Holzstühle und Notenständer sind aufgebaut, eine von vielen Trompeten wird eingestimmt. Noch klingt sie ein wenig, wie die Hupe eines Schiffes. Alle warten. Ein wenig unbeachtet liegt eine 13 Meter lange Birke auf dem Boden vor einem weiß-grünen Zelt. Mit der Zeit kommen immer mehr Menschen, darunter Mädchen mit Zöpfen, weißen Blusen, blauen Röcken und Strumpfhosen. Sie gehören zur Kindertanzgruppe des Heimatvereins.
Rhader Matrosen in blauer Tracht
„Eigentlich wäre es so gewesen, dass Junggesellen den Baum durchs Dorf tragen“, bemerkt Höller, auch wenn sich die erst finden müssten. Stattdessen machen sich die Rhader Matrosen des Vorstands sofort ans Werk, in traditioneller blauer Tracht. Sechs von ihnen heben die Birke an, tragen sie ein Stück weit, setzen sie wieder ab. Ein Bohrer soll eigentlich dabei helfen, ihr Wappen, auf dem sich ein Baumstamm vor blau-gelbem Hintergrund abzeichnet, zu befestigen.
Doch wie soll’s gehen, wenn der Akku vom Bohrer leer ist? „Haste ne‘ Bohrmaschine in der Tasche?“, fragt ein Helfer einen Neuankömmling. Der schüttelt den Kopf. Denn nicht viele Bürger haben zufällig immer eine Bohrmaschine im Gepäck.

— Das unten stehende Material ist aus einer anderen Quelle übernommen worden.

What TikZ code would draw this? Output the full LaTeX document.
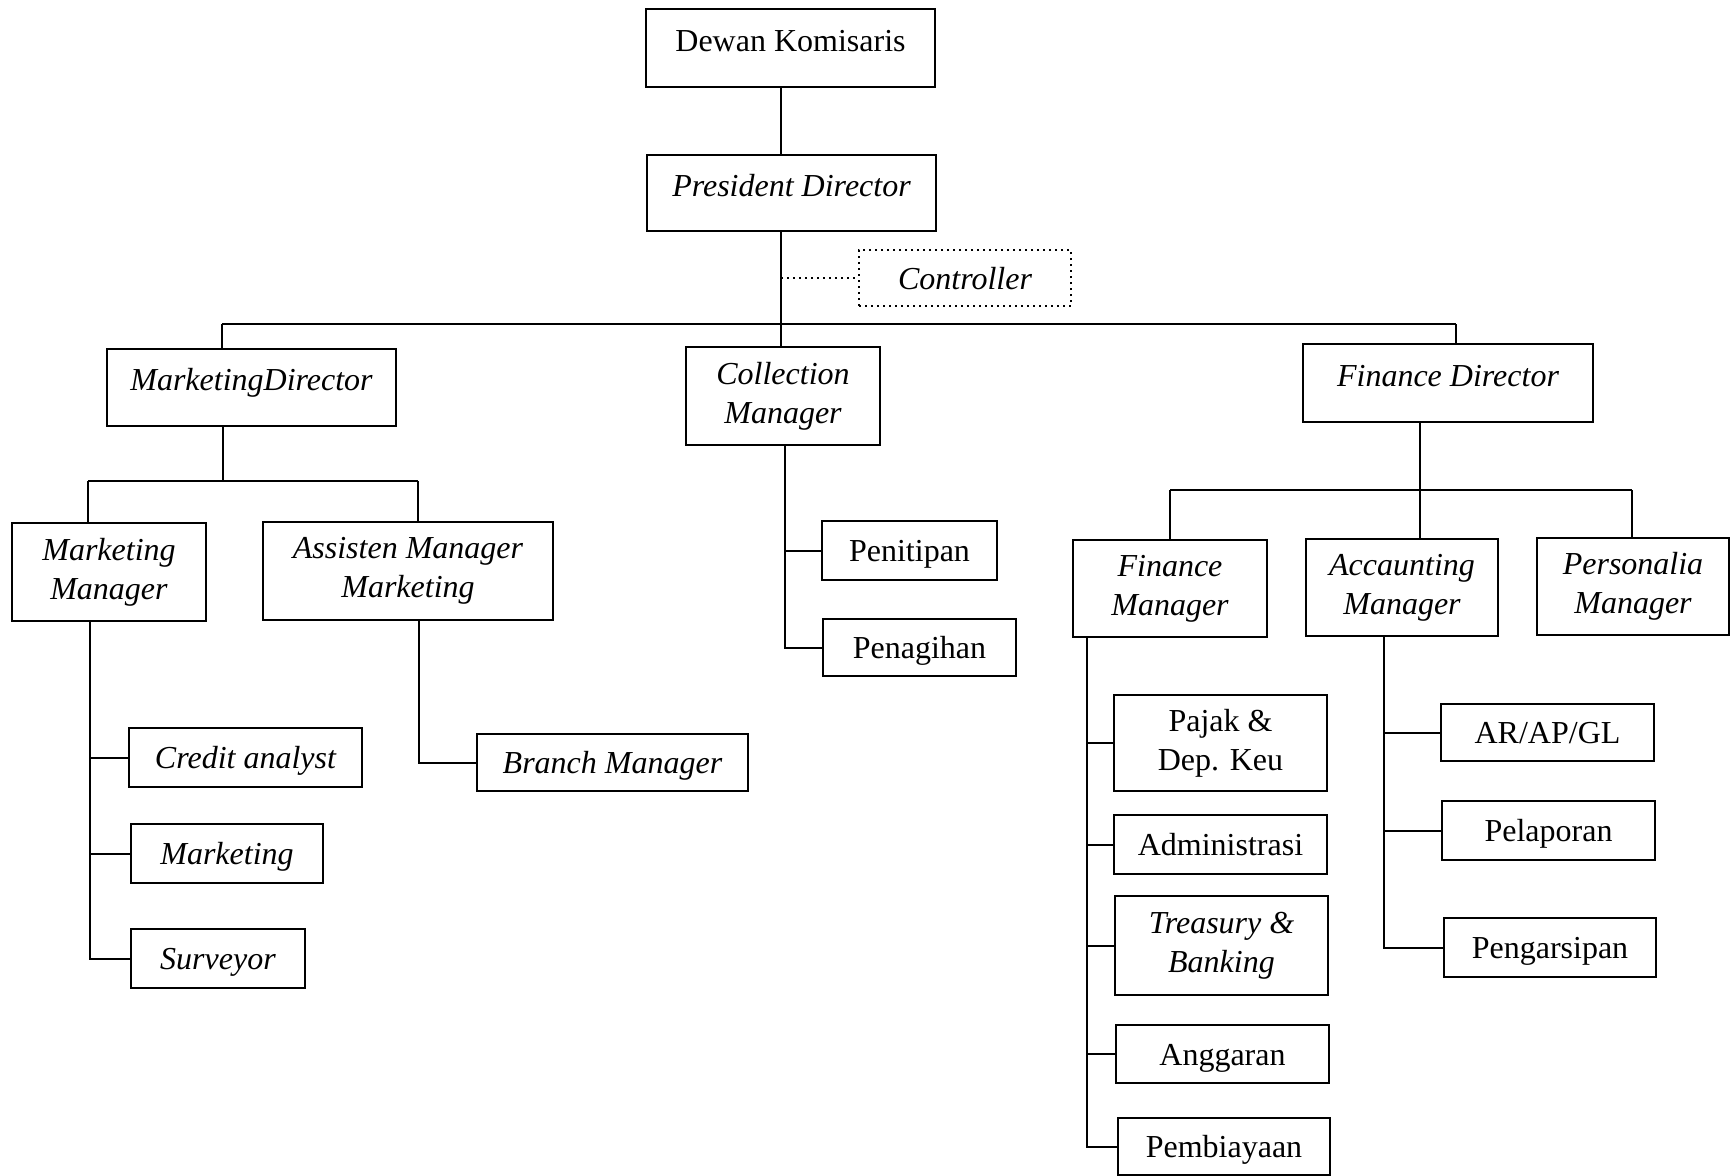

Ratlosigkeit. Dann der Geistesblitz: Mit Strom müsste es funktionieren. Rettung naht. Schnell wird Abhilfe geschaffen. Einer besorgt ein langes Stromkabel, ein anderer holt seinen Bohrer aus dem Auto.In der Zwischenzeit schmücken die Mädchen den Maibaum mit bunten Kreppbändern.
Ein Seil umschlingt den Baum, um ihn hochzustemmen. Die Schützenkapelle spielt. Ein Hammer klopft im Takt das Wappen fest. „Jetzt wollen wir nochmal einen Versuch starten“, wie der Moderator sagt. „Einen ganz herzlichen Dank an alle Helfer“, freut er sich.
Und was sollte der Baum nun davon halten?Vielleicht dachte er bei sich: Jetzt bin ich so, wie es sich für einen richtigen Stammbaum gehört. Ganz nach dem Motto: Was lange währt, wird endlich gut.